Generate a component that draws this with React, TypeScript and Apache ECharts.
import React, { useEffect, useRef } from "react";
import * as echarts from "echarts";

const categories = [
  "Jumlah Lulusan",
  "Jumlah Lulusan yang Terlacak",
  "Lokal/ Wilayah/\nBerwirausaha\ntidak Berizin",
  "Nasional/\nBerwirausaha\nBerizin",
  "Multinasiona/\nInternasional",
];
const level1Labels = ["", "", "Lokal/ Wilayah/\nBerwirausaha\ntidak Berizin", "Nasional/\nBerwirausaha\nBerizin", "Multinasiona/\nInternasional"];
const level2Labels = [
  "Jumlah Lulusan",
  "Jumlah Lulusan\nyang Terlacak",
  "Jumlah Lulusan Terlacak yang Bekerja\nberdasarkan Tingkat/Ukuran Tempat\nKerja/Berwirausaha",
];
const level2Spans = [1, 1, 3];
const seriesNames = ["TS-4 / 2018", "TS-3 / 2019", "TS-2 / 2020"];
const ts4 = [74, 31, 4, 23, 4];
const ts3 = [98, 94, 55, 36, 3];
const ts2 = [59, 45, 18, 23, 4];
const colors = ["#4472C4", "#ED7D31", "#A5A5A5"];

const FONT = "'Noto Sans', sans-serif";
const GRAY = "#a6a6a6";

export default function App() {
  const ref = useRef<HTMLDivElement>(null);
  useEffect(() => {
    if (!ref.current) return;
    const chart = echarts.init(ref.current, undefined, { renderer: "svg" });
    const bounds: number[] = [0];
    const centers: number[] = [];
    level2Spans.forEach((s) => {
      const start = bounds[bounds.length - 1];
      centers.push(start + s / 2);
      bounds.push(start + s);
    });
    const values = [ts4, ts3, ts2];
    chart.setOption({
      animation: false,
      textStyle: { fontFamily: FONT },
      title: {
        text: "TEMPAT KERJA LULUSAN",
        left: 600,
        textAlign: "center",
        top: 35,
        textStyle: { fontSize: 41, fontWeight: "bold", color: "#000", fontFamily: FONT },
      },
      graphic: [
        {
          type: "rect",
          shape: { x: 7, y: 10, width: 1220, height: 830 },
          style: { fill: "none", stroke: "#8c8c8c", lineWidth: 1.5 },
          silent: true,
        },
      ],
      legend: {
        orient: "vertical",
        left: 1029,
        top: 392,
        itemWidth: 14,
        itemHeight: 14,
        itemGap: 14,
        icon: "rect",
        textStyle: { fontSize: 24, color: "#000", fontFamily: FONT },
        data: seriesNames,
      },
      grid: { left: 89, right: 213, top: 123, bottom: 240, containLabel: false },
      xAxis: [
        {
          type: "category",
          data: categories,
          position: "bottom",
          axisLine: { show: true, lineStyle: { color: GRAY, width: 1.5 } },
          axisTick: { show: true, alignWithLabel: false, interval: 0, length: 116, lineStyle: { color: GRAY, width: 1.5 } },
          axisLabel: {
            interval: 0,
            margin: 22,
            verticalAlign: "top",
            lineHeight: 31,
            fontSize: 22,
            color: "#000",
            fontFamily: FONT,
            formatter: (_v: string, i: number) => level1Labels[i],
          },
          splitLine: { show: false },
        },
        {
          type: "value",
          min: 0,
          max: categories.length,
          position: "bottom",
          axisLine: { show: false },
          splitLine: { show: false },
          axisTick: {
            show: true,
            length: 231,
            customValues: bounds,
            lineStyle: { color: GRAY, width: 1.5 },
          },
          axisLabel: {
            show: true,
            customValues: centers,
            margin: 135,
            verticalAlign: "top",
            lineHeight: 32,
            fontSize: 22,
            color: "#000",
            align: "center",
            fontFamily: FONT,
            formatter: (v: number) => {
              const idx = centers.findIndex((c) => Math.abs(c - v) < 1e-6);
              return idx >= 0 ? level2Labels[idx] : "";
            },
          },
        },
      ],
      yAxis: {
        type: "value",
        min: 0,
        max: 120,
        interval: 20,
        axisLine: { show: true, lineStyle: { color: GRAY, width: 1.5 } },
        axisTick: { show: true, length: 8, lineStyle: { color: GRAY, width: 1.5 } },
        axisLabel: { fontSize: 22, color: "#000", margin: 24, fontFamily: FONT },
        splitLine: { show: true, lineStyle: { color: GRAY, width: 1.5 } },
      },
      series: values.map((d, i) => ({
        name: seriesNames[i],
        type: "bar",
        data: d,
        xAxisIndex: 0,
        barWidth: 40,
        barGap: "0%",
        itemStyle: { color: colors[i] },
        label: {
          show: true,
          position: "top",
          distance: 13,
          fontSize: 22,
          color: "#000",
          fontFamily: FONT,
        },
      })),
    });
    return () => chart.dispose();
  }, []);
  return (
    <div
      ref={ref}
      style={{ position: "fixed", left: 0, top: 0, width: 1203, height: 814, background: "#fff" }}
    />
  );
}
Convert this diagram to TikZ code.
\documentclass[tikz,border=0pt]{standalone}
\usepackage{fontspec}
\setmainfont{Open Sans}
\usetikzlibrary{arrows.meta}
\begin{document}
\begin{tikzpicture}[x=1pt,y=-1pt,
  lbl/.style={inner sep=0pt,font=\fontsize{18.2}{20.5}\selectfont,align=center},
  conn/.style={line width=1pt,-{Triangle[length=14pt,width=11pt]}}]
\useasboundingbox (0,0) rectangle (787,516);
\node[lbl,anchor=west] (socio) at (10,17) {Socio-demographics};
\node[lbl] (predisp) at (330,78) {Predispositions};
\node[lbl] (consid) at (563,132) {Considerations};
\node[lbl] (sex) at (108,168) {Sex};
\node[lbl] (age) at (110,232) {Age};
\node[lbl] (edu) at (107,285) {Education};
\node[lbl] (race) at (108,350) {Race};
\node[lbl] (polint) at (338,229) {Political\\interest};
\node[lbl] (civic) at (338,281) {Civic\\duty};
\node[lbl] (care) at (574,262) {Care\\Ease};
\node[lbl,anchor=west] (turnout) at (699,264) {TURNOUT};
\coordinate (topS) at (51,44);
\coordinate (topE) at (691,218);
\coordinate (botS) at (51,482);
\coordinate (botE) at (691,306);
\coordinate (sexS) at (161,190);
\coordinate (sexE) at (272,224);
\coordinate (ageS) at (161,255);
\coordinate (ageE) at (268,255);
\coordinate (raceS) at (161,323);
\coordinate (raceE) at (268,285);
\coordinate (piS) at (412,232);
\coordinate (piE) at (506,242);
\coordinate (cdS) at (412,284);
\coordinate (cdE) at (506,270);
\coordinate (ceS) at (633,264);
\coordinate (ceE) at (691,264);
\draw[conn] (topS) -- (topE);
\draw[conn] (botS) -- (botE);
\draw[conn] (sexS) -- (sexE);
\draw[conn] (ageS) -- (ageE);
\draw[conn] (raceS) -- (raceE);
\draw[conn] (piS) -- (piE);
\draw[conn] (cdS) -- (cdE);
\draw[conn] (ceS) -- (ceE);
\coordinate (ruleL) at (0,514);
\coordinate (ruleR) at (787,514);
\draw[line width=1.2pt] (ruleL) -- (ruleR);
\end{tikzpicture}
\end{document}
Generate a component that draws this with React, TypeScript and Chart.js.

## Exercise instructions
Write out the entire listing exactly.

## Output
Generate a component that draws this with React, TypeScript and Apache ECharts.
import React, { useEffect, useRef } from "react";
import * as echarts from "echarts";

const categories = [
  "Jumlah Lulusan",
  "Jumlah Lulusan yang Terlacak",
  "Lokal/ Wilayah/\nBerwirausaha\ntidak Berizin",
  "Nasional/\nBerwirausaha\nBerizin",
  "Multinasiona/\nInternasional",
];
const level1Labels = ["", "", "Lokal/ Wilayah/\nBerwirausaha\ntidak Berizin", "Nasional/\nBerwirausaha\nBerizin", "Multinasiona/\nInternasional"];
const level2Labels = [
  "Jumlah Lulusan",
  "Jumlah Lulusan\nyang Terlacak",
  "Jumlah Lulusan Terlacak yang Bekerja\nberdasarkan Tingkat/Ukuran Tempat\nKerja/Berwirausaha",
];
const level2Spans = [1, 1, 3];
const seriesNames = ["TS-4 / 2018", "TS-3 / 2019", "TS-2 / 2020"];
const ts4 = [74, 31, 4, 23, 4];
const ts3 = [98, 94, 55, 36, 3];
const ts2 = [59, 45, 18, 23, 4];
const colors = ["#4472C4", "#ED7D31", "#A5A5A5"];

const FONT = "'Noto Sans', sans-serif";
const GRAY = "#a6a6a6";

export default function App() {
  const ref = useRef<HTMLDivElement>(null);
  useEffect(() => {
    if (!ref.current) return;
    const chart = echarts.init(ref.current, undefined, { renderer: "svg" });
    const bounds: number[] = [0];
    const centers: number[] = [];
    level2Spans.forEach((s) => {
      const start = bounds[bounds.length - 1];
      centers.push(start + s / 2);
      bounds.push(start + s);
    });
    const values = [ts4, ts3, ts2];
    chart.setOption({
      animation: false,
      textStyle: { fontFamily: FONT },
      title: {
        text: "TEMPAT KERJA LULUSAN",
        left: 600,
        textAlign: "center",
        top: 35,
        textStyle: { fontSize: 41, fontWeight: "bold", color: "#000", fontFamily: FONT },
      },
      graphic: [
        {
          type: "rect",
          shape: { x: 7, y: 10, width: 1220, height: 830 },
          style: { fill: "none", stroke: "#8c8c8c", lineWidth: 1.5 },
          silent: true,
        },
      ],
      legend: {
        orient: "vertical",
        left: 1029,
        top: 392,
        itemWidth: 14,
        itemHeight: 14,
        itemGap: 14,
        icon: "rect",
        textStyle: { fontSize: 24, color: "#000", fontFamily: FONT },
        data: seriesNames,
      },
      grid: { left: 89, right: 213, top: 123, bottom: 240, containLabel: false },
      xAxis: [
        {
          type: "category",
          data: categories,
          position: "bottom",
          axisLine: { show: true, lineStyle: { color: GRAY, width: 1.5 } },
          axisTick: { show: true, alignWithLabel: false, interval: 0, length: 116, lineStyle: { color: GRAY, width: 1.5 } },
          axisLabel: {
            interval: 0,
            margin: 22,
            verticalAlign: "top",
            lineHeight: 31,
            fontSize: 22,
            color: "#000",
            fontFamily: FONT,
            formatter: (_v: string, i: number) => level1Labels[i],
          },
          splitLine: { show: false },
        },
        {
          type: "value",
          min: 0,
          max: categories.length,
          position: "bottom",
          axisLine: { show: false },
          splitLine: { show: false },
          axisTick: {
            show: true,
            length: 231,
            customValues: bounds,
            lineStyle: { color: GRAY, width: 1.5 },
          },
          axisLabel: {
            show: true,
            customValues: centers,
            margin: 135,
            verticalAlign: "top",
            lineHeight: 32,
            fontSize: 22,
            color: "#000",
            align: "center",
            fontFamily: FONT,
            formatter: (v: number) => {
              const idx = centers.findIndex((c) => Math.abs(c - v) < 1e-6);
              return idx >= 0 ? level2Labels[idx] : "";
            },
          },
        },
      ],
      yAxis: {
        type: "value",
        min: 0,
        max: 120,
        interval: 20,
        axisLine: { show: true, lineStyle: { color: GRAY, width: 1.5 } },
        axisTick: { show: true, length: 8, lineStyle: { color: GRAY, width: 1.5 } },
        axisLabel: { fontSize: 22, color: "#000", margin: 24, fontFamily: FONT },
        splitLine: { show: true, lineStyle: { color: GRAY, width: 1.5 } },
      },
      series: values.map((d, i) => ({
        name: seriesNames[i],
        type: "bar",
        data: d,
        xAxisIndex: 0,
        barWidth: 40,
        barGap: "0%",
        itemStyle: { color: colors[i] },
        label: {
          show: true,
          position: "top",
          distance: 13,
          fontSize: 22,
          color: "#000",
          fontFamily: FONT,
        },
      })),
    });
    return () => chart.dispose();
  }, []);
  return (
    <div
      ref={ref}
      style={{ position: "fixed", left: 0, top: 0, width: 1203, height: 814, background: "#fff" }}
    />
  );
}
Convert this diagram to TikZ code.
\documentclass[tikz,border=0pt]{standalone}
\usepackage{fontspec}
\setmainfont{Open Sans}
\usetikzlibrary{arrows.meta}
\begin{document}
\begin{tikzpicture}[x=1pt,y=-1pt,
  lbl/.style={inner sep=0pt,font=\fontsize{18.2}{20.5}\selectfont,align=center},
  conn/.style={line width=1pt,-{Triangle[length=14pt,width=11pt]}}]
\useasboundingbox (0,0) rectangle (787,516);
\node[lbl,anchor=west] (socio) at (10,17) {Socio-demographics};
\node[lbl] (predisp) at (330,78) {Predispositions};
\node[lbl] (consid) at (563,132) {Considerations};
\node[lbl] (sex) at (108,168) {Sex};
\node[lbl] (age) at (110,232) {Age};
\node[lbl] (edu) at (107,285) {Education};
\node[lbl] (race) at (108,350) {Race};
\node[lbl] (polint) at (338,229) {Political\\interest};
\node[lbl] (civic) at (338,281) {Civic\\duty};
\node[lbl] (care) at (574,262) {Care\\Ease};
\node[lbl,anchor=west] (turnout) at (699,264) {TURNOUT};
\coordinate (topS) at (51,44);
\coordinate (topE) at (691,218);
\coordinate (botS) at (51,482);
\coordinate (botE) at (691,306);
\coordinate (sexS) at (161,190);
\coordinate (sexE) at (272,224);
\coordinate (ageS) at (161,255);
\coordinate (ageE) at (268,255);
\coordinate (raceS) at (161,323);
\coordinate (raceE) at (268,285);
\coordinate (piS) at (412,232);
\coordinate (piE) at (506,242);
\coordinate (cdS) at (412,284);
\coordinate (cdE) at (506,270);
\coordinate (ceS) at (633,264);
\coordinate (ceE) at (691,264);
\draw[conn] (topS) -- (topE);
\draw[conn] (botS) -- (botE);
\draw[conn] (sexS) -- (sexE);
\draw[conn] (ageS) -- (ageE);
\draw[conn] (raceS) -- (raceE);
\draw[conn] (piS) -- (piE);
\draw[conn] (cdS) -- (cdE);
\draw[conn] (ceS) -- (ceE);
\coordinate (ruleL) at (0,514);
\coordinate (ruleR) at (787,514);
\draw[line width=1.2pt] (ruleL) -- (ruleR);
\end{tikzpicture}
\end{document}
Generate a component that draws this with React, TypeScript and Chart.js.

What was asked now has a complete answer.